**** PROVIDED RECORDS ****

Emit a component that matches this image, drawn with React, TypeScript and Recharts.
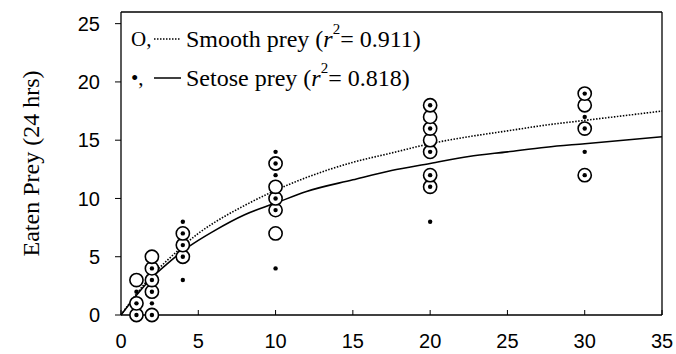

****
**** PROVIDED RECORDS ****

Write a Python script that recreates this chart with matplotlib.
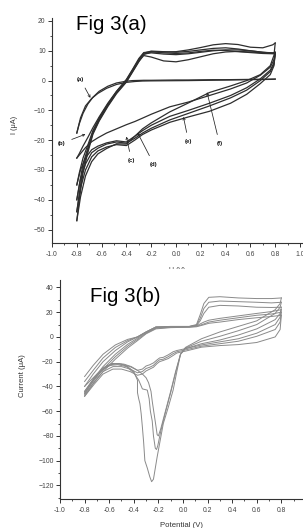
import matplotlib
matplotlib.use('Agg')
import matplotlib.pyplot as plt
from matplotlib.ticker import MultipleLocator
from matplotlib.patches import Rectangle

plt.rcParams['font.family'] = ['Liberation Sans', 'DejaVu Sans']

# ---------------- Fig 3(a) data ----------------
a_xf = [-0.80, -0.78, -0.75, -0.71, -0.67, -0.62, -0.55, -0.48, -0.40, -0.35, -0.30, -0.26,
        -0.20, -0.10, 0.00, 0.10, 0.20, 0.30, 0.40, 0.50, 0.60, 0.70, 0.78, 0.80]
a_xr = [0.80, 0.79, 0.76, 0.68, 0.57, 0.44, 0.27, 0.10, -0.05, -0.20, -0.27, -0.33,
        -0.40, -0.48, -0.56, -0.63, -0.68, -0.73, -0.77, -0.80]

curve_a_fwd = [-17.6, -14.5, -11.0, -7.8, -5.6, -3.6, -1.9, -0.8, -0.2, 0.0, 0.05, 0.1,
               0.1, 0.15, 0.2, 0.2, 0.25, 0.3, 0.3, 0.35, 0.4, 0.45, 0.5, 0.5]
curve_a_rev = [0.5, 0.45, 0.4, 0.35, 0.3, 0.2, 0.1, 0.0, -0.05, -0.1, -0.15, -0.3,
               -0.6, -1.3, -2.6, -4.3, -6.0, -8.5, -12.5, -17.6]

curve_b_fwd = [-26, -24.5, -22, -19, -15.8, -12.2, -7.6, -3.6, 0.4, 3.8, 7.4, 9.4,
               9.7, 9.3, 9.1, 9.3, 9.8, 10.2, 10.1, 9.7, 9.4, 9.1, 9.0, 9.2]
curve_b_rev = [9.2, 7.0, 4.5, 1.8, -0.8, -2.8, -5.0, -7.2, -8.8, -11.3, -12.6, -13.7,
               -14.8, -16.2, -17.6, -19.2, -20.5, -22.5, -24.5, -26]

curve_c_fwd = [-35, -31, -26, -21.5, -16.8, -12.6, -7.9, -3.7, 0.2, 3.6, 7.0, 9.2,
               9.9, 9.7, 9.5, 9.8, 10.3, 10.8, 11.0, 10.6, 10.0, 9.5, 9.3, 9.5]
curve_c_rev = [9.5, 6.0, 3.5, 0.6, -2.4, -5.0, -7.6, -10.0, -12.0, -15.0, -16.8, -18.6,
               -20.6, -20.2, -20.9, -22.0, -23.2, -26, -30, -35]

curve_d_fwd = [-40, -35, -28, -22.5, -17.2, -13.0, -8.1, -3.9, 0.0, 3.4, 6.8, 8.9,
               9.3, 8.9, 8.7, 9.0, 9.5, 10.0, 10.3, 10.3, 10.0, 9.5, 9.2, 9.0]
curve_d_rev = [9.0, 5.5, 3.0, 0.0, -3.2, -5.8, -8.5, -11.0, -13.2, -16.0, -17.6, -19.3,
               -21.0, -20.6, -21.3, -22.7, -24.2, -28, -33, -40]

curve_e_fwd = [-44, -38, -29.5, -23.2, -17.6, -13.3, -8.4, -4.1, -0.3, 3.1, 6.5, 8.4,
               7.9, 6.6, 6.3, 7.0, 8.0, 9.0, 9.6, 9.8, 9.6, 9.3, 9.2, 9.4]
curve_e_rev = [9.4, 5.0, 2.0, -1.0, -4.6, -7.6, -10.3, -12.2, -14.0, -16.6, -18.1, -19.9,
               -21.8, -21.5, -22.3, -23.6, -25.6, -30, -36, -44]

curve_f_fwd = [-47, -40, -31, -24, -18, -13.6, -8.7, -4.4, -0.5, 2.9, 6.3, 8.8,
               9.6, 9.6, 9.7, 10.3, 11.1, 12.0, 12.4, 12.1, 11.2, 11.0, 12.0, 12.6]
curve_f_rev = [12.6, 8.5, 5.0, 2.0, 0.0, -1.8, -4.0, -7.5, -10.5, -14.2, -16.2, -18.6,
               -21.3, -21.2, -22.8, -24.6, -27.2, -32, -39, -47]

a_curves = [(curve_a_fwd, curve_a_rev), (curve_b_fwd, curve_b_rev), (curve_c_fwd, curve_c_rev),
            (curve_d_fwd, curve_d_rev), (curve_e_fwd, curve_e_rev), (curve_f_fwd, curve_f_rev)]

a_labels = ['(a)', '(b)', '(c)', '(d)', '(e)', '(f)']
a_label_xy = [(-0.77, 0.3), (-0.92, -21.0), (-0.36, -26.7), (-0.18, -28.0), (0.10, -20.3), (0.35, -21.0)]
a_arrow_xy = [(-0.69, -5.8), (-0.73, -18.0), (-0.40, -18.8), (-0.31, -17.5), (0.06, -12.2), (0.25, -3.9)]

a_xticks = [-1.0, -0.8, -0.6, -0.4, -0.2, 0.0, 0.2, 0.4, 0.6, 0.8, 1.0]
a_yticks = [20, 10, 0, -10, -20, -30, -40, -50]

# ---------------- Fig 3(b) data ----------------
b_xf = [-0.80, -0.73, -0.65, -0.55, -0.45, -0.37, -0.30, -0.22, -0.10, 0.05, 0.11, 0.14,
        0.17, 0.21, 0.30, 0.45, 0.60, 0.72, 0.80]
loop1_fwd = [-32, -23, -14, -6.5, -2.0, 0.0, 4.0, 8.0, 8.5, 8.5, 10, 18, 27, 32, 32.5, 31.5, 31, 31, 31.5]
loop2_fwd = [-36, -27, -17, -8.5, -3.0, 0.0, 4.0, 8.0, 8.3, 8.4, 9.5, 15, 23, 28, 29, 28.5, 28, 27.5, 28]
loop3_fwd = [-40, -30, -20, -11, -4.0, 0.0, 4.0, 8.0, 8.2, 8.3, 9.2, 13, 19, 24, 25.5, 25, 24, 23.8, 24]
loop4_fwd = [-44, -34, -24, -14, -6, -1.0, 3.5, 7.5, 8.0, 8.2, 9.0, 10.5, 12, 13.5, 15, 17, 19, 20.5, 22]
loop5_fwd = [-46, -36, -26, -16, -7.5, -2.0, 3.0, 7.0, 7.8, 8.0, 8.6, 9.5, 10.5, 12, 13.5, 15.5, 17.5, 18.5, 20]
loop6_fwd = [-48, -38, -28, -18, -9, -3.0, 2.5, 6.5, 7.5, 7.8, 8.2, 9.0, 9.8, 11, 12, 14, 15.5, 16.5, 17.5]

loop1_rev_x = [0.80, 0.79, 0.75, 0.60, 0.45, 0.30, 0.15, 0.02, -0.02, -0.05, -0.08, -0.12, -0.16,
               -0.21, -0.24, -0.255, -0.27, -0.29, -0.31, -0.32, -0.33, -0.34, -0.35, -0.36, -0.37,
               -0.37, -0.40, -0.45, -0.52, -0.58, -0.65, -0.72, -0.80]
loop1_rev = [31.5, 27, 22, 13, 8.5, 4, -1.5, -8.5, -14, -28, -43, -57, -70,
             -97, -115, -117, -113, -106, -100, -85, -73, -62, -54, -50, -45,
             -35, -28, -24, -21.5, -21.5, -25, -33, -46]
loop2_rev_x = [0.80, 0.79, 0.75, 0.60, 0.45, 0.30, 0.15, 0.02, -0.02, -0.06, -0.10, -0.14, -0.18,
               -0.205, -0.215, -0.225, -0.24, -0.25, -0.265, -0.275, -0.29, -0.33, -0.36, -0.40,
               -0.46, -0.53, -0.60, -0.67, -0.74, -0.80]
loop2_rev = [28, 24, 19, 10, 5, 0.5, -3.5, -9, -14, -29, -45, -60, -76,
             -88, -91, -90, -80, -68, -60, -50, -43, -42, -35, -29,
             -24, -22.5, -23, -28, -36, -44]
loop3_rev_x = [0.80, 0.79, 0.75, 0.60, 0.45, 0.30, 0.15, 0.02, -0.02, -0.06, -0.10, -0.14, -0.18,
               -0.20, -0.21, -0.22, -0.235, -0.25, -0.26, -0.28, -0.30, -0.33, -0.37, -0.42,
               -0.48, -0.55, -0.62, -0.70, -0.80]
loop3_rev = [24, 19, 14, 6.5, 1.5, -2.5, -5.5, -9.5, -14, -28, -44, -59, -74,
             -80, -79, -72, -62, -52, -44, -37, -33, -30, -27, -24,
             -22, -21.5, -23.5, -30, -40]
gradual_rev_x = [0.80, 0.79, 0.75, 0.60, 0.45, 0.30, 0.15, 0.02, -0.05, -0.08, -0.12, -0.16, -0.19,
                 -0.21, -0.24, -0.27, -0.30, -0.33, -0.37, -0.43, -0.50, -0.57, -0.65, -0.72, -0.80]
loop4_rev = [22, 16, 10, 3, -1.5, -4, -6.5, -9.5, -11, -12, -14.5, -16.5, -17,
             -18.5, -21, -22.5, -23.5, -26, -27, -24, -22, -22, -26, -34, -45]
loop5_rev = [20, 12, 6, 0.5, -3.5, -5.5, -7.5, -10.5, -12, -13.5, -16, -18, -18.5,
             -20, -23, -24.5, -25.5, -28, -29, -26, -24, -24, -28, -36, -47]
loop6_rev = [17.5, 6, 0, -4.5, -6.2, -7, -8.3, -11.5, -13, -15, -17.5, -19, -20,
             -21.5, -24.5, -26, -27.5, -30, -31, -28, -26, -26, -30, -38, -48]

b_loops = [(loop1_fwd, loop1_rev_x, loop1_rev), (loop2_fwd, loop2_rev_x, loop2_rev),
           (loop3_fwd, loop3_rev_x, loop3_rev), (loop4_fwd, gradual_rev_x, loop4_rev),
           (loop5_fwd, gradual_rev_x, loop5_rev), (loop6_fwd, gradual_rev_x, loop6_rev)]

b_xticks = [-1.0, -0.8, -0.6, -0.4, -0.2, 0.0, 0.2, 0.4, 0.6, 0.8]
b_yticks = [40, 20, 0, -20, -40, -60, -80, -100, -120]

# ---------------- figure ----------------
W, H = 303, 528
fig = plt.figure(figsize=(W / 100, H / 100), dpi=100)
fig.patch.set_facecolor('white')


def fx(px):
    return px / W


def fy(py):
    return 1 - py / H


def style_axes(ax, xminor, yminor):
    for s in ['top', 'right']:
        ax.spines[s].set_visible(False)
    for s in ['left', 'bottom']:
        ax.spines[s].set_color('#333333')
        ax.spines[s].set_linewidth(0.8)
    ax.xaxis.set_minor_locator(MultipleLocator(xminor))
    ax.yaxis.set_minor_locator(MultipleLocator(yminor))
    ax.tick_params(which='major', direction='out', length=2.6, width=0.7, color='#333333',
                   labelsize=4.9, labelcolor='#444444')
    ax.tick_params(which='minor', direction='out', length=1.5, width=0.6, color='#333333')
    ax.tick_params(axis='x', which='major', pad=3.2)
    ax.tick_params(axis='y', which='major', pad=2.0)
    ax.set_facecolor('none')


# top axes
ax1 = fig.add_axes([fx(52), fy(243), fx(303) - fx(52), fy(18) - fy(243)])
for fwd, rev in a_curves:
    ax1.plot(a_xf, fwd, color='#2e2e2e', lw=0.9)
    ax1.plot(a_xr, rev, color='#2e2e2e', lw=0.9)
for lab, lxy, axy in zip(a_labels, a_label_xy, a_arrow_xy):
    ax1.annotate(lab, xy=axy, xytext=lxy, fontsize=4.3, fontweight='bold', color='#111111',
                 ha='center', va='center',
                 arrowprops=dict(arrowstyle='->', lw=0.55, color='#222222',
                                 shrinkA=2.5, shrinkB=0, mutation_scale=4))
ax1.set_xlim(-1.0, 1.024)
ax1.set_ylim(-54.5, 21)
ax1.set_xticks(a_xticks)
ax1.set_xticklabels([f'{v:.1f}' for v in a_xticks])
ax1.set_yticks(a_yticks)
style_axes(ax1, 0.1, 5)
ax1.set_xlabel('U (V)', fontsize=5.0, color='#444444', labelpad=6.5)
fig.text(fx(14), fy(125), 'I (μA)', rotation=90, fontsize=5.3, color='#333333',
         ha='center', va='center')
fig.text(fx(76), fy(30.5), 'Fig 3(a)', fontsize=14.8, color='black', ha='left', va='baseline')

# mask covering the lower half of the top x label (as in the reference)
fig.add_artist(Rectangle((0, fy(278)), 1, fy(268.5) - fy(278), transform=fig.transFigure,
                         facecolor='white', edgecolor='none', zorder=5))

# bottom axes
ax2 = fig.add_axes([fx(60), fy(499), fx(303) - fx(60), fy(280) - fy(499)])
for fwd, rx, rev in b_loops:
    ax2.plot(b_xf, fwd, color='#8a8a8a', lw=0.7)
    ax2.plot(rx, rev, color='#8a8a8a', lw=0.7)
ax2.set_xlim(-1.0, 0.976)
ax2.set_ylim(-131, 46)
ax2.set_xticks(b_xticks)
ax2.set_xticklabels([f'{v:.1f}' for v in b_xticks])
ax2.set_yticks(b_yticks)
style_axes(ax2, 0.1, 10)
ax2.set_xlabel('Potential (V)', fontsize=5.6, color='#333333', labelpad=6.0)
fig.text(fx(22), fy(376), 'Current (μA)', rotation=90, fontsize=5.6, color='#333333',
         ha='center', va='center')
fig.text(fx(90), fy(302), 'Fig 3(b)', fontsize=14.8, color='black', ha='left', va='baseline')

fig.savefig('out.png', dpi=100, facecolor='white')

****
**** PROVIDED RECORDS ****

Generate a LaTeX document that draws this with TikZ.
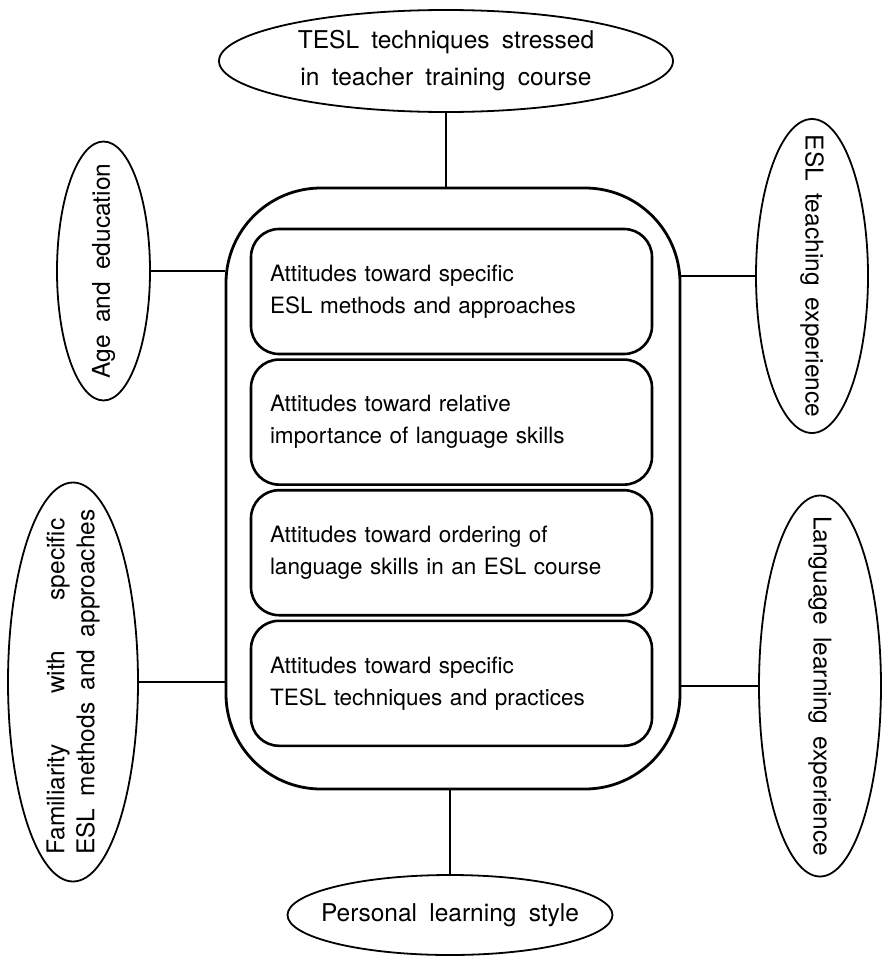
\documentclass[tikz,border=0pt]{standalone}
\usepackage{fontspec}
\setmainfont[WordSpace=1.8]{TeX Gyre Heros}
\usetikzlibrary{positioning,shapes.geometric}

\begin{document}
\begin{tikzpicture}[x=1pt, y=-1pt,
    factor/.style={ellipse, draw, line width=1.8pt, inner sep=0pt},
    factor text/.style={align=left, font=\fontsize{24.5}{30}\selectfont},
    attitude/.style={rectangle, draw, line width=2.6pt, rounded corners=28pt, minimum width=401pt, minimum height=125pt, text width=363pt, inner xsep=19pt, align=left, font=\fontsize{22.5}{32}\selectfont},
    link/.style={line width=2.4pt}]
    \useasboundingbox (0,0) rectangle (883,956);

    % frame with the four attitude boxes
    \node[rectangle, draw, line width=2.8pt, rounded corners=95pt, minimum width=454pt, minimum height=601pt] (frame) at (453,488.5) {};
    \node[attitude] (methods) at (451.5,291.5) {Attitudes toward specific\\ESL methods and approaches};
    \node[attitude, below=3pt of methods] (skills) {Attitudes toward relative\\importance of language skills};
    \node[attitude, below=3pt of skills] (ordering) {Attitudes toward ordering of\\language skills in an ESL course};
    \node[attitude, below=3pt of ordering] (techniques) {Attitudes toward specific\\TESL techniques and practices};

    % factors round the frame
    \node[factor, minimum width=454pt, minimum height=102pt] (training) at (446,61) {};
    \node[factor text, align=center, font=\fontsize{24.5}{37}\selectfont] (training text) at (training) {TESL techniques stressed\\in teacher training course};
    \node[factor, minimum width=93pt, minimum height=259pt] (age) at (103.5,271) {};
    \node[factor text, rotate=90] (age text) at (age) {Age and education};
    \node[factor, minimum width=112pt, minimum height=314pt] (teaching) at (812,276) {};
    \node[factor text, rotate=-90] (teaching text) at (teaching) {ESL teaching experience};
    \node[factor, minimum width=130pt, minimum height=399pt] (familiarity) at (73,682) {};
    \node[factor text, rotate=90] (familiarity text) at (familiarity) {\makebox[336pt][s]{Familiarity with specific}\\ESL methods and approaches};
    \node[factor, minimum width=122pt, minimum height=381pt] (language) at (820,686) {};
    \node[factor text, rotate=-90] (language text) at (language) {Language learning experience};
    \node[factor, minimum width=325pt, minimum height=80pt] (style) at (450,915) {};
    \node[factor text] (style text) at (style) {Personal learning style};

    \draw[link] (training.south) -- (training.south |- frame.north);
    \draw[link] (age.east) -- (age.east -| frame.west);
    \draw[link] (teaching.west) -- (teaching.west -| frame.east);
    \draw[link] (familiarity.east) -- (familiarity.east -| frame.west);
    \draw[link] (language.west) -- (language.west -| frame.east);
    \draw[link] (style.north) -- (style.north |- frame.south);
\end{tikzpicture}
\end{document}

****

■ SHORT EXERCISE
From the records given above, copy all lines containing "that".

■ OUTPUT
Emit a component that matches this image, drawn with React, TypeScript and Recharts.
Write a Python script that recreates this chart with matplotlib.
Generate a LaTeX document that draws this with TikZ.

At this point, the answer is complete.